Deux ans de transition
Après plus de deux années de transition, il a désormais pris l'habitude des projecteurs et enfilé un costume s'apparentant à celui d'un chef d'Etat. C'est lui qui a reçu mercredi une invitation de Paris pour participer à un sommet sur la Libye prévu à la mi-novembre et c'est lui encore qui reçoit les responsables étrangers en visite au Soudan pour discuter de l'avenir du pays.
Le général Burhane, toujours en uniforme kaki, béret sur la tête et galons biens en vue, apparaît régulièrement flanqué de son numéro deux au Conseil de souveraineté, Mohamed Hamdan Daglo, dit "Hemedti", commandant des paramilitaires des puissantes Forces de soutien rapide (RSF) accusées d'être impliquée dans la répression de la révolte de 2019.
Proche des régimes voisins
Né en 1960 à Gandatu, un village au nord de Khartoum, Abdel Fattah al-Burhane a fait des études dans une école de l'armée, puis en Egypte et en Jordanie.
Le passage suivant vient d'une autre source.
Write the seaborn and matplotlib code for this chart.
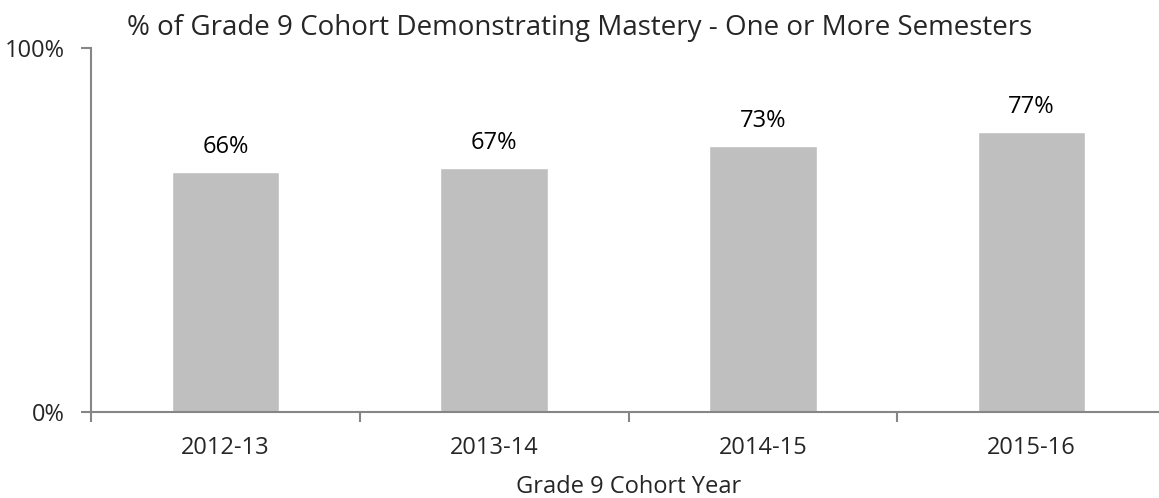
import numpy as np
import pandas as pd
import matplotlib
matplotlib.use("Agg")
import matplotlib.pyplot as plt
import seaborn as sns

# chart data
years = ["2012-13", "2013-14", "2014-15", "2015-16"]
mastery = [0.66, 0.67, 0.73, 0.77]
bar_labels = ["66%", "67%", "73%", "77%"]

sns.set_style("white")
plt.rcParams['font.family'] = ['Open Sans', 'DejaVu Sans']

df = pd.DataFrame({"year": years, "mastery": mastery})

fig = plt.figure(figsize=(11.59, 4.98), dpi=100)
# axes runs slightly past the right edge of the figure, like the original
ax = fig.add_axes([91 / 1159, 86 / 498, 1075 / 1159, 364 / 498])

sns.barplot(data=df, x="year", y="mastery", color="#BFBFBF", width=0.4,
            saturation=1, ax=ax)

# Data labels
for i, (v, lab) in enumerate(zip(mastery, bar_labels)):
    ax.text(i, v + 0.036, lab, ha="center", va="bottom", fontsize=17, color="black")

ax.set_xlim(-0.5, 3.5)
ax.set_ylim(0, 1)

spine_col = "#868686"
for s in ["top", "right"]:
    ax.spines[s].set_visible(False)
for s in ["left", "bottom"]:
    ax.spines[s].set_color(spine_col)
    ax.spines[s].set_linewidth(1.5)

ax.set_yticks([0, 1])
ax.set_yticklabels(["0%", "100%"], fontsize=17)
ax.tick_params(axis="y", left=True, length=7, width=1.5, color=spine_col, pad=12)

ax.set_xticks(range(len(years)))
ax.set_xticklabels(years, fontsize=17)
ax.set_xticks(np.arange(-0.5, 4, 1), minor=True)
ax.tick_params(axis="x", which="major", bottom=False, length=0, pad=17)
ax.tick_params(axis="x", which="minor", bottom=True, length=7, width=1.5, color=spine_col)

ax.set_xlabel("Grade 9 Cohort Year", fontsize=17, labelpad=11)
ax.set_ylabel("")

fig.text(0.5, 0.915, "% of Grade 9 Cohort Demonstrating Mastery - One or More Semesters",
         ha="center", va="bottom", fontsize=20)

plt.savefig("out.png", dpi=100)
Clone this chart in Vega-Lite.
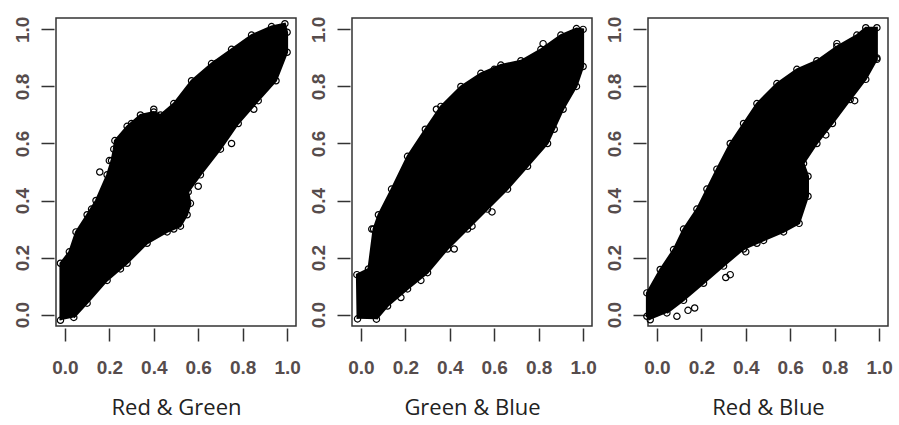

Marié et père de trois enfants, il avait, selon des médias soudanais, coordonné l'envoi de troupes soudanaises au Yémen lorsqu'il était commandant des forces terrestres.
Depuis sa désignation à la tête des autorités de transition, il a encore renforcé ses liens avec les soutiens régionaux de l'armée soudanaise, en se rendant en Egypte, dirigée par un ancien maréchal, Abdel Fattah al-Sissi, mais également aux Emirats arabes unis et en Arabie saoudite, deux pourvoyeurs d'aides financières cruciales.
Washington "condamne" le coup d'Etat et suspend 645 millions de francs d'aide
Les Etats-Unis ont condamné fermement lundi le renversement du gouvernement civil par les militaires au Soudan et réclamé son "rétablissement immédiat". Ils ont annoncé la suspension d'une aide financière importante de 645 millions de francs à la transition soudanaise.
"Nous rejetons totalement la dissolution du gouvernement civil de transition et de ses institutions et appelons à leur rétablissement immédiat", a affirmé le secrétaire d'Etat américain Antony Blinken dans un communiqué lundi soir.
"L'arrestation du Premier ministre Hamdok et d'autres dirigeants civils est inacceptable. Les forces militaires doivent garantir leur sécurité et les libérer immédiatement", a-t-il ajouté.
Washington s'est aussi dit inquiet à propos d'informations rapportant des tirs à balles réelles sur des manifestants pacifiques par les forces de l'ordre soudanaises, appelant à l'arrêt immédiat de telles violences.